Long before men controlled their sticks and flicked their BICs, the Sun wasn’t the Sun but a lonely ball of highly flammable gas aimlessly floating around the Solar System, oblivious as to what Solar or flammable meant, or even to the benefits of rotating car tires. Since there was no Sun, the Earth was a dark and cold place, much like how it is today except happier. The gas ball was actually called “The Lonely Flammable Gas Ball” and not “The Sun,” contrary to what the history books and daily newspapers might have said at the time.
According to a budding grapevine, it all started one Sunday morning, at around noon. There was a certain bikini walking along a beach that night (since the day was yet to be invented), which triggered a heavy bout of stick rubbing on planet Earth. This walking bikini also caused friction to be developed between two sticks competing for the same flame. A spark, born out of this latest bout of wild and meaningless friction, grew fed up of the typical spark-life and managed a daring escape.
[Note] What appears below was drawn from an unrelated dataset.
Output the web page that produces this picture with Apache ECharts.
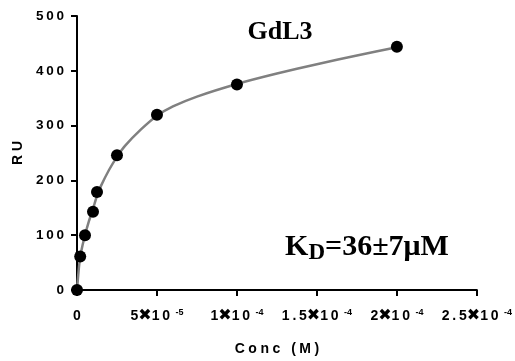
<!DOCTYPE html>
<html>
<head>
<meta charset="utf-8">
<script src="https://cdn.jsdelivr.net/npm/echarts@6/dist/echarts.min.js"></script>
<style>
  html, body { margin: 0; padding: 0; background: #fff; }
  #chart { width: 515px; height: 361px; }
</style>
</head>
<body>
<div id="chart"></div>
<script>
// Binding curve: measured RU vs concentration, plus the fitted curve
// (fit values read off the plot).
const concM = [0, 2e-6, 5e-6, 10e-6, 12.5e-6, 25e-6, 50e-6, 100e-6, 200e-6];
const ru = [0, 61, 100, 143, 179, 246, 320, 375, 444];

const fitConcM = [0, 1e-6, 2e-6, 3.5e-6, 5e-6, 7.5e-6, 10e-6, 12.5e-6, 15e-6, 20e-6,
  25e-6, 30e-6, 40e-6, 50e-6, 60e-6, 75e-6, 100e-6, 125e-6, 150e-6, 175e-6, 200e-6];
const fitRU = [0, 35, 60, 82, 100, 126, 148, 172, 190, 219,
  243, 263, 293, 318, 335, 353, 376, 395, 412, 428, 443];

const xTickMantissa = ["0", "5", "1", "1.5", "2", "2.5"];
const xTickExp = ["", "-5", "-4", "-4", "-4", "-4"];

const SANS = "'Liberation Sans', 'DejaVu Sans', sans-serif";
const SERIF = "'Liberation Serif', 'DejaVu Serif', serif";
const SP = "\u2009"; // thin space to mimic the wide letter spacing
const WIDE = "\u2005";

function spaced(s, gap) {
  return s.split("").join(gap || SP);
}

const chart = echarts.init(document.getElementById("chart"), null, { renderer: "canvas" });

const axisLine = { lineStyle: { color: "#000", width: 2 } };

chart.setOption({
  animation: false,
  grid: { left: 77, right: 38, top: 16, bottom: 70 },
  xAxis: {
    type: "value",
    min: 0,
    max: 2.5e-4,
    interval: 5e-5,
    name: spaced("Conc (M)", WIDE),
    nameLocation: "middle",
    nameGap: 52,
    nameTextStyle: { color: "#000", fontFamily: SANS, fontWeight: "bold", fontSize: 14 },
    axisLine: axisLine,
    axisTick: { show: true, inside: false, length: 6, lineStyle: { color: "#000", width: 2 } },
    splitLine: { show: false },
    axisLabel: {
      margin: 18,
      color: "#000",
      formatter: (val) => {
        const i = Math.round(val / 5e-5);
        if (!xTickExp[i]) return "{b|" + xTickMantissa[i] + "}";
        return "{b|" + spaced(xTickMantissa[i]) + "}{x|\u2716}{b|" + spaced("10") + "}{s|" + SP + SP + SP + xTickExp[i] + "}";
      },
      rich: {
        b: { fontFamily: SANS, fontWeight: "bold", fontSize: 14, color: "#000", lineHeight: 16 },
        x: { fontFamily: "'DejaVu Sans'", fontSize: 16, color: "#000", lineHeight: 16 },
        s: { fontFamily: SANS, fontWeight: "bold", fontSize: 9, color: "#000", verticalAlign: "top", lineHeight: 9 },
      },
    },
  },
  yAxis: {
    type: "value",
    min: 0,
    max: 500,
    interval: 100,
    name: "R U",
    nameLocation: "middle",
    nameGap: 52,
    nameRotate: 90,
    nameTextStyle: { color: "#000", fontFamily: SANS, fontWeight: "bold", fontSize: 14 },
    axisLine: axisLine,
    axisTick: { show: true, inside: false, length: 6, lineStyle: { color: "#000", width: 2 } },
    splitLine: { show: false },
    axisLabel: {
      margin: 13,
      color: "#000",
      fontFamily: SANS,
      fontWeight: "bold",
      fontSize: 13.5,
      formatter: (val) => spaced(String(val)),
    },
  },
  graphic: [
    {
      type: "text",
      x: 280,
      y: 32,
      style: {
        text: "GdL3",
        fill: "#000",
        font: "bold 26px " + SERIF,
        align: "center",
        verticalAlign: "middle",
      },
    },
    {
      type: "text",
      x: 367,
      y: 245,
      style: {
        text: "{k|K}{d|D}{k|=36\u00b17\u03bcM}",
        align: "center",
        verticalAlign: "middle",
        rich: {
          k: { fontFamily: SERIF, fontWeight: "bold", fontSize: 30, color: "#000", lineHeight: 34, verticalAlign: "bottom" },
          d: { fontFamily: SERIF, fontWeight: "bold", fontSize: 23, color: "#000", lineHeight: 27, verticalAlign: "bottom", padding: [0, 0, -3, 0] },
        },
      },
    },
  ],
  series: [
    {
      type: "line",
      data: fitConcM.map((c, i) => [c, fitRU[i]]),
      showSymbol: false,
      smooth: 0.2,
      lineStyle: { color: "#808080", width: 2.5 },
      itemStyle: { color: "#808080" },
      z: 2,
    },
    {
      type: "scatter",
      data: concM.map((c, i) => [c, ru[i]]),
      symbol: "circle",
      symbolSize: 12,
      itemStyle: { color: "#000", opacity: 1 },
      clip: false,
      z: 3,
    },
  ],
});
</script>
</body>
</html>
This aggravated spark bobbed and weaved across the Universe, skillfully avoided principles of physics, asteroids and film crews shooting yet another retroactive episode of Star Wars, and landed in, of all places, a no-smoking zone on the “The Lonely Flammable Gas Ball.” This caused what is now popularly know as The Spark and Gas Fiasco , aka: Here Comes The Sun. This created not only the sunrise, the daytime soap opera and the sunny-side-up egg, but also the need for sunglasses, sun block, tan lines, nude beaches, and daytime fragrances. It also caused nightclubs to have shorter opening hours and probably shorter skirts, which triggered pleasant daydreams, even at night. The rest is Solar System History and this blog.